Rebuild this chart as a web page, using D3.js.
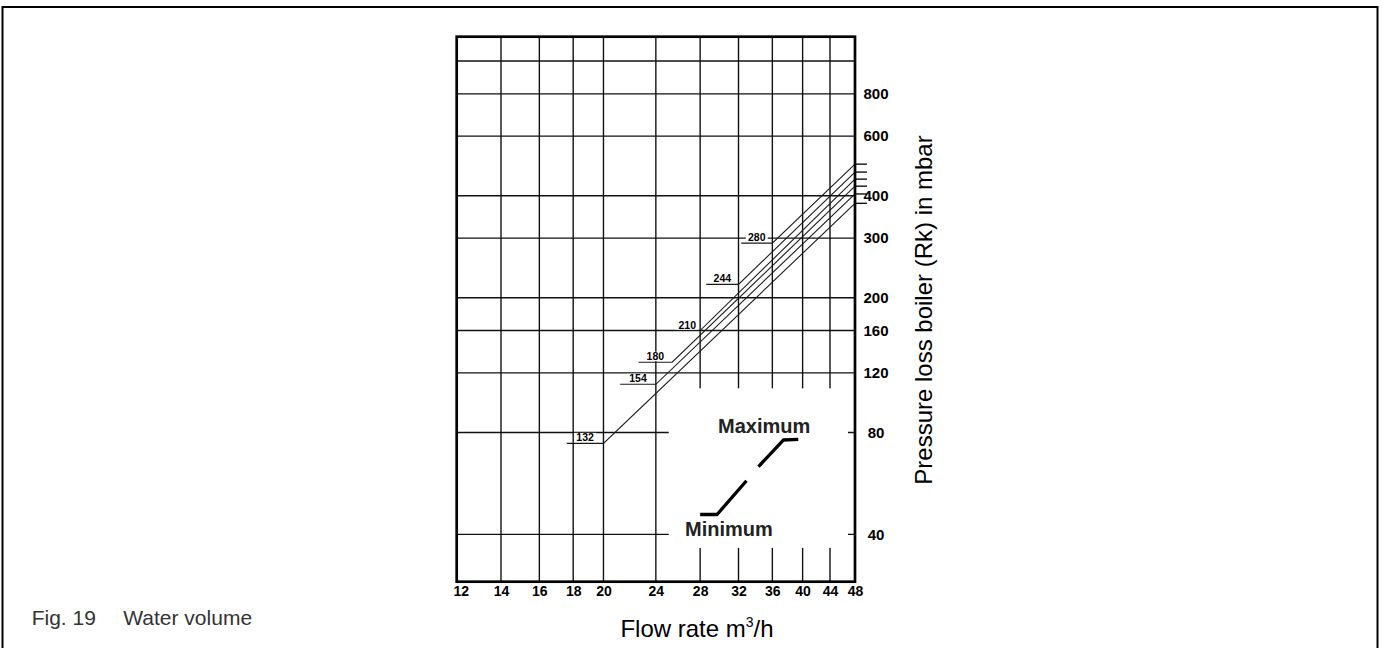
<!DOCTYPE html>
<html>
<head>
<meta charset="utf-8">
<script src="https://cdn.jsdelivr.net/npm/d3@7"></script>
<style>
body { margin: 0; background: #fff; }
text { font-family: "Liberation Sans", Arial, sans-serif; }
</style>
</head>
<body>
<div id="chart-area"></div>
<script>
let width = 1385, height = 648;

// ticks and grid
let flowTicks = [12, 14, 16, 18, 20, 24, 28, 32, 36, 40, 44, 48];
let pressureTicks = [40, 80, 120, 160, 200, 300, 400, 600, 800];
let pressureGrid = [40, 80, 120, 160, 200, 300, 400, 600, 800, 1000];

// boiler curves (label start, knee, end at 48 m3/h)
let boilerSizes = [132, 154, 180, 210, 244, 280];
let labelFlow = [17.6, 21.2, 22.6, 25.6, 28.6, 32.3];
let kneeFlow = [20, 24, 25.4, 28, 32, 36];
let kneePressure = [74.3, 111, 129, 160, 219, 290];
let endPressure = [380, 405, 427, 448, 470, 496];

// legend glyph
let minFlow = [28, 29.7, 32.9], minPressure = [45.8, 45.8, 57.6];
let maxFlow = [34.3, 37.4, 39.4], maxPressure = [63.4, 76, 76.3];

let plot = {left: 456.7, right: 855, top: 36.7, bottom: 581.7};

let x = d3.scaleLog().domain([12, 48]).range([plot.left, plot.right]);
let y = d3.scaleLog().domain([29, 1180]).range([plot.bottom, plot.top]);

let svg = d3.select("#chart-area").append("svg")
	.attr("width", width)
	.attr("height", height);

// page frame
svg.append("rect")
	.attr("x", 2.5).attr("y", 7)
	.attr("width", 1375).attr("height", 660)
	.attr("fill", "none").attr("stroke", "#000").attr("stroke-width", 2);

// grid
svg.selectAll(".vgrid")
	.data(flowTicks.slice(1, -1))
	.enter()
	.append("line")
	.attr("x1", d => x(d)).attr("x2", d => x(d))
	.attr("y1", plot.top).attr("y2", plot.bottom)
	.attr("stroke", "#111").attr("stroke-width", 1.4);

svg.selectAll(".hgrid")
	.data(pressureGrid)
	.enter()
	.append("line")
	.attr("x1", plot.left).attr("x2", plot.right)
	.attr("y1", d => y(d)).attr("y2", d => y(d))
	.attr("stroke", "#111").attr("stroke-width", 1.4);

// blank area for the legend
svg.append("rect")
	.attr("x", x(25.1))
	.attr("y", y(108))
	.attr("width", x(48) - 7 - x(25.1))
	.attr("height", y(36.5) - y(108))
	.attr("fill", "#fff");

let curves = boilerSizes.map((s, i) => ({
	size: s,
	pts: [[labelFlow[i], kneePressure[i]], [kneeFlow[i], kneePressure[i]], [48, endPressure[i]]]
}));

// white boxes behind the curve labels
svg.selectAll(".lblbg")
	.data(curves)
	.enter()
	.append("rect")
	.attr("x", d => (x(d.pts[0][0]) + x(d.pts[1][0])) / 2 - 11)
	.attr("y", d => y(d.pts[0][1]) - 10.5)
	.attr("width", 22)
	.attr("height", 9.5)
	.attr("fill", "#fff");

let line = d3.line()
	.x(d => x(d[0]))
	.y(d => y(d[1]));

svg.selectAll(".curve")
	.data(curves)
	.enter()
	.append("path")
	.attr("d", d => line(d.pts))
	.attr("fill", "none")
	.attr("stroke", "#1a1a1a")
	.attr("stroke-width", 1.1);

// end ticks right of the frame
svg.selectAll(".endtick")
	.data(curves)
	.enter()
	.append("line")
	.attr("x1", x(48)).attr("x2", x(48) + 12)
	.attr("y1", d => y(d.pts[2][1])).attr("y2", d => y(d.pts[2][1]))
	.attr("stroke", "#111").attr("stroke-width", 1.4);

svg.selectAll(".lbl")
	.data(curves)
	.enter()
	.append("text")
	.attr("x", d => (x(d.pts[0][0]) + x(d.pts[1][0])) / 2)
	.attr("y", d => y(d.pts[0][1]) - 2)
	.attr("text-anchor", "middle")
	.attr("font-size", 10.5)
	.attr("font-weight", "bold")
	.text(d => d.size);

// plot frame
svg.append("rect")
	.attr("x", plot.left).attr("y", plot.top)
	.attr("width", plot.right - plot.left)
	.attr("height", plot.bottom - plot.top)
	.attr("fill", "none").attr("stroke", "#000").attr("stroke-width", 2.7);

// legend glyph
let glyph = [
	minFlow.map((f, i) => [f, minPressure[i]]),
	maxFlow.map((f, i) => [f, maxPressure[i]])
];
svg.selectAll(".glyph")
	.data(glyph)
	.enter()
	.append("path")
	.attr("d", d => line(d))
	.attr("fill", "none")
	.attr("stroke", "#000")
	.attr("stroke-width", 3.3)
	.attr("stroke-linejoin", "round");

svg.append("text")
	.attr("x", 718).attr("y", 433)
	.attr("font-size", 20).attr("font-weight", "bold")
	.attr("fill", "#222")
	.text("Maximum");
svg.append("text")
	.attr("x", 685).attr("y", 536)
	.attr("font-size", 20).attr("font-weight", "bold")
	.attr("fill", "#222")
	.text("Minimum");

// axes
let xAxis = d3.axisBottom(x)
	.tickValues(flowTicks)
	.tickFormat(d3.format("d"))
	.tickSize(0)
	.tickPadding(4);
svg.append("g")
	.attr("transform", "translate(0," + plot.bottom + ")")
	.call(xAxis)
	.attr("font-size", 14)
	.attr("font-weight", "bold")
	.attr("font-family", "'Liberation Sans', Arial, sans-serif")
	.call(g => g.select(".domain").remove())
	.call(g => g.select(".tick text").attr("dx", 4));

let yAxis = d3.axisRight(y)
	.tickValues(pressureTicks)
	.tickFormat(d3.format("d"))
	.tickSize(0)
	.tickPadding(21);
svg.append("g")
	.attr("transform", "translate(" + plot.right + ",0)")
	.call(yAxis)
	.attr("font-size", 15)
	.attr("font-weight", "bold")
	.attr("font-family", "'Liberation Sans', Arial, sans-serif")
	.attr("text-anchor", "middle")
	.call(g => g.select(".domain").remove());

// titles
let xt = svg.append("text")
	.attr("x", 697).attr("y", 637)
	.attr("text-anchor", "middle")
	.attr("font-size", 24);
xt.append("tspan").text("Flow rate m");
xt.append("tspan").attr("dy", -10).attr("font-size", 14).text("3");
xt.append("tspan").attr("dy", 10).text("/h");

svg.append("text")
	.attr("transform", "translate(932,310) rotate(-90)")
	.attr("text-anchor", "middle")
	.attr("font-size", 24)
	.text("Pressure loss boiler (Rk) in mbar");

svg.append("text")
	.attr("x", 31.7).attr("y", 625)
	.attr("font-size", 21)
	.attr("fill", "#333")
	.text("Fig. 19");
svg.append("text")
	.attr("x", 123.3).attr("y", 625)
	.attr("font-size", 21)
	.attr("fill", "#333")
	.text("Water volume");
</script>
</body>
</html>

◆ Problem: Which lines hold the string "page"? List them all.

◆ Result of this exercise:
Rebuild this chart as a web page, using D3.js.
// page frame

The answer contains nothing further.